Spokesman Sean McCormack said the department itself detected the instances of “imprudent curiosity,” which occurred separately on Jan. 9, Feb. 21 and March 14. He would not release the names of the employees.
McCormack added that he didn’t know what companies employed the two.
This Obama campaign response is certainly in order:
“This is an outrageous breach of security and privacy, even from an administration that has shown little regard for either over the last eight years,” Obama spokesman Bill Burton said in a statement. “This is a serious matter that merits a complete investigation, and we demand to know who looked at Senator Obama’s passport file, for what purpose, and why it took so long for them to reveal this security breach.”
Is there any significance to the dates?
Josh Marshall notes they’re the day before the New Hampshire primary, the day of the Texas debate between Obama and Hillary Clinton and the day the Wright controversy started heating up. He also notes that similar happened to Bill Clinton in 1992.
The delay issue is certainly interesting.
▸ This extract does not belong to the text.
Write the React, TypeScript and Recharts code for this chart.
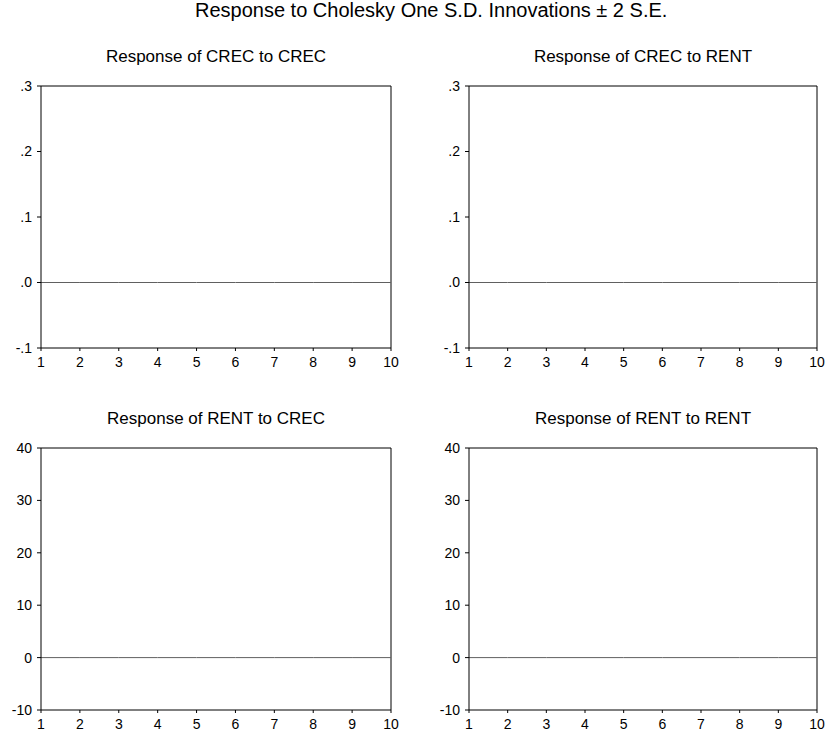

And deserves more scrutiny.
But, let’s not do the “bulls-eye” fallacy either, as The Skeptic’s Dictionary calls shooting some random info at a wall, then drawing a circle around it afterward and saying you’ve “hit a bullseye.”
The New Hampshire primary, day before? The day of Texas debate? Possible conspiracy relevance. Were these two people leaking info to Hillary Clinton? The GOP? Both? Was the GOP leaking info to Clinton?
But, March 14 as “the day the Wright story really hit”? I think not. That story has been percolating and building steam for some time. And, the passport search would seem irrelevant to the Wright issue. Rev. Jeremiah Wright was going to be a problem for Obama anyway.